I have also tried considering smaller cases. For $n=2$,
$$a_1a_2(a_1+a_2)=4a_1+2a_2$$ which tells us that $2a_2=ka_1$ and $8a_1=pa_2=ka_1p\implies kp=8$. This should now give us all the solutions by checking all the cases.
So how can we even begin to attack this problem?
Solution 1:
Partial solution: If $n+1$ is a square, then set $a_1=a_2=\cdots=a_n=\sqrt{n+1}$.

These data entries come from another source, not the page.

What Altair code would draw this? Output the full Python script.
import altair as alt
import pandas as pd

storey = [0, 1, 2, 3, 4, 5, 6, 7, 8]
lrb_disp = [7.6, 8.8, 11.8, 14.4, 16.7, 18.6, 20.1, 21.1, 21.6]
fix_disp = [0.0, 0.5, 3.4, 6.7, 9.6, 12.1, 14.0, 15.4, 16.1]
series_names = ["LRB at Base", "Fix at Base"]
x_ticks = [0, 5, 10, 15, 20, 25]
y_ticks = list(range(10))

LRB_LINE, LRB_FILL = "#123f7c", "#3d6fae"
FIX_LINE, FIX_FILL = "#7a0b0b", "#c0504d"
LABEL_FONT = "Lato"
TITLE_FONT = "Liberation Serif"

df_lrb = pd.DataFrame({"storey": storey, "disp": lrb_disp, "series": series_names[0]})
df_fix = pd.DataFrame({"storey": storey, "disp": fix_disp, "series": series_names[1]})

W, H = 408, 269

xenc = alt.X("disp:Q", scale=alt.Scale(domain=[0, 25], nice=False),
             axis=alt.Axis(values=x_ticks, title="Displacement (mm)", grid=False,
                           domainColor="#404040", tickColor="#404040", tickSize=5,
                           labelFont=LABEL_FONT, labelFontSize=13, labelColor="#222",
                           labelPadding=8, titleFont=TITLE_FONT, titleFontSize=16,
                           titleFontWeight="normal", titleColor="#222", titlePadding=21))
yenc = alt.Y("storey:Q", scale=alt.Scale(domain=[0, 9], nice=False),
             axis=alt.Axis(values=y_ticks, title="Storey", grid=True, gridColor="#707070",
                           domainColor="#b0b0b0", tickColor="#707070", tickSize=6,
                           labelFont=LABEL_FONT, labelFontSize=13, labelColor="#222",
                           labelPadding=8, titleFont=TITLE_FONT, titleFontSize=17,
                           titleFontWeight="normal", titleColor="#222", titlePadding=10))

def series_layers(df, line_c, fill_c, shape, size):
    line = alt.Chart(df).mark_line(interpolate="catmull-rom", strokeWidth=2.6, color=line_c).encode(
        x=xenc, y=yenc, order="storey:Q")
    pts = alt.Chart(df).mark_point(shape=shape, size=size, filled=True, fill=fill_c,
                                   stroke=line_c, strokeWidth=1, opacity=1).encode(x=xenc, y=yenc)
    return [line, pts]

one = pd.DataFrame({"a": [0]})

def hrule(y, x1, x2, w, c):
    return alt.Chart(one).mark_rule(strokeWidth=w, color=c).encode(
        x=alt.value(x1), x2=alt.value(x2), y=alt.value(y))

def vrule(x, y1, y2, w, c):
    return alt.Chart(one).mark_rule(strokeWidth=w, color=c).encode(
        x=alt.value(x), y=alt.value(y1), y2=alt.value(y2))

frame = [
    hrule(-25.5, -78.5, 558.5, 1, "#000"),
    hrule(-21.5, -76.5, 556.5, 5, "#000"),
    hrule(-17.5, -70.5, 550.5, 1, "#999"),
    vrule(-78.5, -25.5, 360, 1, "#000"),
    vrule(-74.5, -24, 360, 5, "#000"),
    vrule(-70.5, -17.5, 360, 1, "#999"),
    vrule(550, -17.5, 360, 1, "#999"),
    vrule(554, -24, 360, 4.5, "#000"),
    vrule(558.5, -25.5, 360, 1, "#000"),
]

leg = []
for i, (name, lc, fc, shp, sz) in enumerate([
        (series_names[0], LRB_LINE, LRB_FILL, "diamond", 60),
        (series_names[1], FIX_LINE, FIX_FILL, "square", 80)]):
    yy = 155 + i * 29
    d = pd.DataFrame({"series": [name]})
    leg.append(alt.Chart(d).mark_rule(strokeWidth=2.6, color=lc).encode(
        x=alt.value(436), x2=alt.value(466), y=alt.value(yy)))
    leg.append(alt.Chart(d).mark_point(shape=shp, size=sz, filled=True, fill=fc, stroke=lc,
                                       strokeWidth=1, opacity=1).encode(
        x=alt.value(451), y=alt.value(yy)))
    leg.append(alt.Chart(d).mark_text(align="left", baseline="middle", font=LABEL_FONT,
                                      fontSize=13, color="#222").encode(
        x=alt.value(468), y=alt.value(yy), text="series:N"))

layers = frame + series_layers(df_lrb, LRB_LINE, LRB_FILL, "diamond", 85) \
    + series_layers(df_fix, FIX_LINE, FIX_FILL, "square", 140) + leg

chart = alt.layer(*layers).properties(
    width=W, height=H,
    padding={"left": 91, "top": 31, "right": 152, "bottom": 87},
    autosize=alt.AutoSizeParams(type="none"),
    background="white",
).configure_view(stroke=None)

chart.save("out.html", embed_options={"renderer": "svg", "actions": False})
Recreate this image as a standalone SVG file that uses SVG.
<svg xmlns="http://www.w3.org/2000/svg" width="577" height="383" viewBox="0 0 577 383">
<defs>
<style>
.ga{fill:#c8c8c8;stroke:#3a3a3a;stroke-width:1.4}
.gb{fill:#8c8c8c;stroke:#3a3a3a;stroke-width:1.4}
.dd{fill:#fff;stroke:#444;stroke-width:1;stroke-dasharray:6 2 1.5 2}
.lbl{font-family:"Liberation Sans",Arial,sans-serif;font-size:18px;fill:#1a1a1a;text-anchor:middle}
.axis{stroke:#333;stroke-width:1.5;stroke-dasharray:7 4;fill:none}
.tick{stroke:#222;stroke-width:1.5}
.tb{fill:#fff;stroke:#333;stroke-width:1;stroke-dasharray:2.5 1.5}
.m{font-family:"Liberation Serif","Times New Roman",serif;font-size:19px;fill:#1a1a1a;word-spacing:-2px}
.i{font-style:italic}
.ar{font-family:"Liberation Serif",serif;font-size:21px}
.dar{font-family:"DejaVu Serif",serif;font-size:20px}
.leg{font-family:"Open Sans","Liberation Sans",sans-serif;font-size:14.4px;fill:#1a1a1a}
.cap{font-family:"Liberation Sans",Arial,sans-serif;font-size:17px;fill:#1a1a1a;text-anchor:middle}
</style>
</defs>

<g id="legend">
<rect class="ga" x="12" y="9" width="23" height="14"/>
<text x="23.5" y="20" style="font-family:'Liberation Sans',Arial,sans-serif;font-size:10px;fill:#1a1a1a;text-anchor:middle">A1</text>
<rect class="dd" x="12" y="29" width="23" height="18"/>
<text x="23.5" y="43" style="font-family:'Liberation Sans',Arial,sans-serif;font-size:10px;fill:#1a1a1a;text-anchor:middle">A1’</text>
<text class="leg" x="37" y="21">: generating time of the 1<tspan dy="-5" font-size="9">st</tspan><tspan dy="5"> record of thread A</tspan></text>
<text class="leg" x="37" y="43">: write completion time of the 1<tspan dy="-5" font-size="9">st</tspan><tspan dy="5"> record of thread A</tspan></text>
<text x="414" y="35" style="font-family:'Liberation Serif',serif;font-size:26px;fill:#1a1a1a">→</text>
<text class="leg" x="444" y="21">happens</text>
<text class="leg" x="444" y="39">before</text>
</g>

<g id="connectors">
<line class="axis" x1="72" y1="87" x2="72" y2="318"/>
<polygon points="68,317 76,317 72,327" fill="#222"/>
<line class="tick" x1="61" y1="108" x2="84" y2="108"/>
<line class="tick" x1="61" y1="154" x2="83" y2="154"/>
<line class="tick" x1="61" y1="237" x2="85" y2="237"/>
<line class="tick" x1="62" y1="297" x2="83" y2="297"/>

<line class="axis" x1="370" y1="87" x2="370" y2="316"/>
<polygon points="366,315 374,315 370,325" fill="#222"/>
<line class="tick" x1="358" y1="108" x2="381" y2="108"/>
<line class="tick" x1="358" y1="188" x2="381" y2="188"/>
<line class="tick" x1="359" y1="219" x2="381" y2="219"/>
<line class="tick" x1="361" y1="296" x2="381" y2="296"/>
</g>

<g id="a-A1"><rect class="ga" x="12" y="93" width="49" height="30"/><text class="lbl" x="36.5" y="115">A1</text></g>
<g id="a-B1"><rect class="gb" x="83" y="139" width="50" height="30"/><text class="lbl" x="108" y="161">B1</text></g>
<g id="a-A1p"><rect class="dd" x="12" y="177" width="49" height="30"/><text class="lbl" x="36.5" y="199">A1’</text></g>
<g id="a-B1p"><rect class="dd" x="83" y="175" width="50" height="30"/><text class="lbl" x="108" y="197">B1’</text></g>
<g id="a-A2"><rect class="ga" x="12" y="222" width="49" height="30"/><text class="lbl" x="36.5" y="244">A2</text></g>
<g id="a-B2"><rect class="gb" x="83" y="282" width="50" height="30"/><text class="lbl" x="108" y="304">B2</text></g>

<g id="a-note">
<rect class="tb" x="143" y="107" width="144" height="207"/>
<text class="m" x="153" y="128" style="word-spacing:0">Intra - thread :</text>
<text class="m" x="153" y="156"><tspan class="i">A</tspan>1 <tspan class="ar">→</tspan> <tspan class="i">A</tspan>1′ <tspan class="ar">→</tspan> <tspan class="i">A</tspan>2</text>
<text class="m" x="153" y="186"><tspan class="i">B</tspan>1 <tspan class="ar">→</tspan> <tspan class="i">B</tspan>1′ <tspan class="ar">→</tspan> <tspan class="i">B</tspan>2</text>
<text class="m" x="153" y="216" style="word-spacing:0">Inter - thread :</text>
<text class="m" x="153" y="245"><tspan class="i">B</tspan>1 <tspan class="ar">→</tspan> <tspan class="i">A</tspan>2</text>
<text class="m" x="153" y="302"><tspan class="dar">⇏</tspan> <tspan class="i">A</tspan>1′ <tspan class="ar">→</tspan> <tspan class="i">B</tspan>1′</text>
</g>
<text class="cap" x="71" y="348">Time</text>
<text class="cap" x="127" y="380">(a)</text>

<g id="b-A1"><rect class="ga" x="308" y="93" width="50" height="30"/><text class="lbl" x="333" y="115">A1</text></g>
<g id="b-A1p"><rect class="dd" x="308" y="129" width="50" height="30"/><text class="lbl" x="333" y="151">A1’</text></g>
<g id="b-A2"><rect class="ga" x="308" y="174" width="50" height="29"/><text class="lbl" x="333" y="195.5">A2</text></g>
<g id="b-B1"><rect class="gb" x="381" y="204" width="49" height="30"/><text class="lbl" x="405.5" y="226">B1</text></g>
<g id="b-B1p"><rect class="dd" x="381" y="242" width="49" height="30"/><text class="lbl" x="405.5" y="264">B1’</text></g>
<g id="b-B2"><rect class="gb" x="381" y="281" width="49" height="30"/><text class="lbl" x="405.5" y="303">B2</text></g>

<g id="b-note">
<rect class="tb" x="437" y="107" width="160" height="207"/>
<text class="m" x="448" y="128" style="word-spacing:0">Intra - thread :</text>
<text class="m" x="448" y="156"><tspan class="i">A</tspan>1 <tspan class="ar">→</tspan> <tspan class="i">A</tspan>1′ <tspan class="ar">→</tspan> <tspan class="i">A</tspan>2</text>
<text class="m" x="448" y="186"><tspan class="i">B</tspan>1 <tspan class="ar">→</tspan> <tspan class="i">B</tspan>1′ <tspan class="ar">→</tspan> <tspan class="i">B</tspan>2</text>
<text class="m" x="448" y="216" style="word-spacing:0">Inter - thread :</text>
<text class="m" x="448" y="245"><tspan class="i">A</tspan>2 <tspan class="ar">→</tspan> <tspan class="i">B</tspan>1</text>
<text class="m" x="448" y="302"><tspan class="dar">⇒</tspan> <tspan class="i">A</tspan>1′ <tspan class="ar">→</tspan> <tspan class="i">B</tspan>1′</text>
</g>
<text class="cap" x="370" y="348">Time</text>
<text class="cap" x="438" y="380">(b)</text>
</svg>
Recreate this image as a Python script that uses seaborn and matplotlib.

Then the LHS is $$(1+2+\cdots+n)\frac{1}{\sqrt{n+1}}=\frac{n(n+1)}{2\sqrt{n+1}}=\frac{1}{2}n\sqrt{n+1}$$
which agrees with the RHS.
More of a partial solution, following @Stefan4024's induction idea. Start with a solution of the preceding form, then add two more terms to the LHS, namely $\frac{n+1}{b}+\frac{n+2}{b}$. The equation will still balance if $$\frac{1}{b}(n+1+n+2)=\frac{b+b}{2}$$ or $b^2=2n+3$. Hence, we seek $n$ satisfying (1) $n+1=a^2$; and (2) $2n+3=b^2$. We can eliminate the $n$ to get Pell's equation: $$b^2-2a^2=1$$ This has infinitely many solutions. The smallest is $b=3, a=2$ ($n=3$, 5 terms). The next smallest is $b=17, a=12$ ($n=143$, 145 terms). The next one is $b=99, a=70$ ($n=4899$, 4901 terms).